Rafa, the gentleman warrior, and Nick, the mercurial rebel, are polar opposites. There’s history and bad blood here. When Nick’s name came up in Rafa’s on-court interview, there were boos. Their Friday battle will be a must-watch popcorn match – if it happens.
Nadal, who in seven months has gone from a severe foot injury to a fractured rib to another foot injury to an abdominal strain, said he had been feeling pain for a few days but it was worse now. Asked whether he could play the semi, he said he didn’t know. “If I gave you an answer, I would be a liar.”
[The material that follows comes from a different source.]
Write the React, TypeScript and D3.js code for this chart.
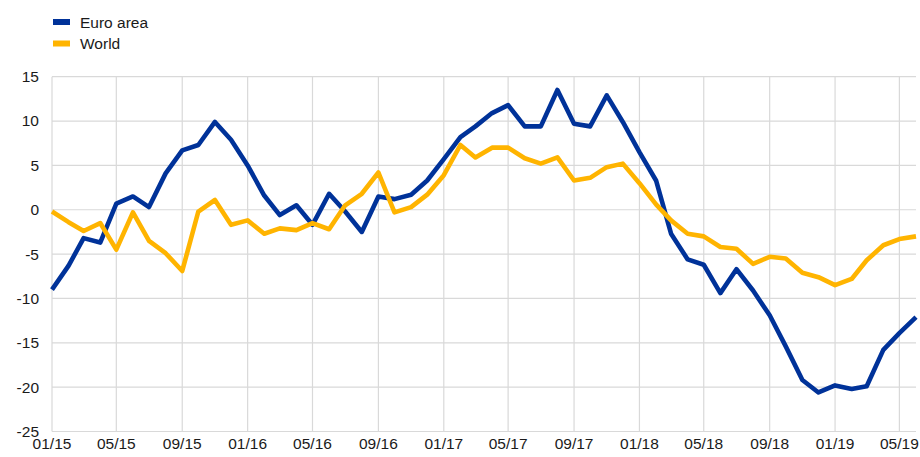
import React from "react";
import * as d3 from "d3";

const startMonth = new Date(2015, 0, 1);
const euroArea = [
  -9.0, -6.3, -3.2, -3.7, 0.7, 1.5, 0.3, 4.1, 6.7, 7.3, 9.9, 7.9,
  5.0, 1.6, -0.6, 0.5, -1.7, 1.8, -0.2, -2.5, 1.5, 1.2, 1.7, 3.3,
  5.7, 8.2, 9.4, 10.9, 11.8, 9.4, 9.4, 13.5, 9.7, 9.4, 12.9, 9.9,
  6.5, 3.3, -2.7, -5.6, -6.2, -9.4, -6.7, -9.1, -11.9, -15.4, -19.2, -20.6,
  -19.8, -20.2, -19.9, -15.8, -13.9, -12.1,
];
const world = [
  -0.2, -1.4, -2.4, -1.5, -4.5, -0.3, -3.5, -4.9, -6.9, -0.2, 1.1, -1.7,
  -1.2, -2.7, -2.1, -2.3, -1.5, -2.2, 0.5, 1.8, 4.2, -0.3, 0.3, 1.7,
  3.9, 7.3, 5.9, 7.0, 7.0, 5.8, 5.2, 5.9, 3.3, 3.6, 4.8, 5.2,
  3.0, 0.6, -1.2, -2.7, -3.0, -4.2, -4.4, -6.1, -5.3, -5.5, -7.1, -7.6,
  -8.5, -7.8, -5.7, -4.0, -3.3, -3.0,
];
const yTicks = [15, 10, 5, 0, -5, -10, -15, -20, -25];
const xTickLabels = ["01/15", "05/15", "09/15", "01/16", "05/16", "09/16", "01/17", "05/17", "09/17", "01/18", "05/18", "09/18", "01/19", "05/19"];
const seriesNames = ["Euro area", "World"];
const seriesColors = ["#003299", "#FFB400"];

const W = 920;
const H = 457;
const FONT = "'Liberation Sans', Arial, sans-serif";

export default function App() {
  const dates = euroArea.map((_, i) => d3.timeMonth.offset(startMonth, i));
  const x = d3
    .scaleTime()
    .domain([dates[0], dates[dates.length - 1]])
    .range([52, 916]);
  const y = d3.scaleLinear().domain([-25, 15]).range([431.5, 76.7]);
  const xTicks = xTickLabels.map((_, i) => d3.timeMonth.offset(startMonth, i * 4));

  const line = d3
    .line<number>()
    .x((_, i) => x(dates[i]))
    .y((d) => y(d));

  const series = [euroArea, world];

  return (
    <div style={{ position: "absolute", left: 0, top: 0 }}>
      <svg width={W} height={H} style={{ display: "block", background: "#fff" }}>
        {yTicks.map((t) => (
          <line key={"h" + t} x1={52} x2={916} y1={y(t)} y2={y(t)} stroke="#d9d9d9" strokeWidth={1.2} />
        ))}
        {xTicks.map((d, i) => (
          <line key={"v" + i} x1={x(d)} x2={x(d)} y1={y(15)} y2={y(-25)} stroke="#d9d9d9" strokeWidth={1.2} />
        ))}
        {yTicks.map((t) => (
          <text key={"yl" + t} x={39} y={y(t)} dy="0.35em" textAnchor="end" fontFamily={FONT} fontSize={15.5} fill="#1a1a1a">
            {t}
          </text>
        ))}
        {xTicks.map((d, i) => (
          <text key={"xl" + i} x={x(d)} y={449} textAnchor="middle" fontFamily={FONT} fontSize={15.5} fill="#1a1a1a">
            {xTickLabels[i]}
          </text>
        ))}
        {[0, 1].map((s) => (
          <path key={"s" + s} d={line(series[s]) || ""} fill="none" stroke={seriesColors[s]} strokeWidth={4.6} strokeLinejoin="round" strokeLinecap="butt" />
        ))}
        {seriesNames.map((n, i) => (
          <g key={"lg" + i} transform={`translate(0, ${i * 21.5})`}>
            <rect x={53} y={19} width={17} height={6} fill={seriesColors[i]} />
            <text x={80} y={27.5} fontFamily={FONT} fontSize={15.5} fill="#1a1a1a">
              {n}
            </text>
          </g>
        ))}
      </svg>
    </div>
  );
}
NO HICCUP FOR HALEP: Two weeks ago Simona Halep dismissed Amanda Anisimova. She lost just 3 games. Today, you could say, Anisimova did twice as well. She won six games. And after the Romanian’s one-way-traffic, 6-2, 6-4 win, we learned a few things
Unlike 1992 and 1975, when Andre Agassi and Arthur Ashe won here, there will not be an American Wimbledon champ who has the distinctive “AA” initials. Anisimova is of Russian heritage and in this year when Russians are banned, Kazakhstan’s Elena Rybakina is the only player left with Russian blood who could win.
More to the point, we know Amanda, the 2019 French Open semifinalist, will not be through to another Slam semi.
Halep proved that her panic attack in the second round of the French Open is in the rear view mirror. Moving beautifully and playing seamless defense, she again dominated a top Florida-based star on Centre Court. In 2019 she dismissed Serena 6-2, 6-2 to win Wimbledon. And we again realized that her new coach Patrick Mouratoglou, who helped in varying degrees the fortunes of Serena, Stefanos Tsitsipas and Coco Gauff, is a talented guide.
Halep will play Elena Rybakina in tomorrow’s semifinal.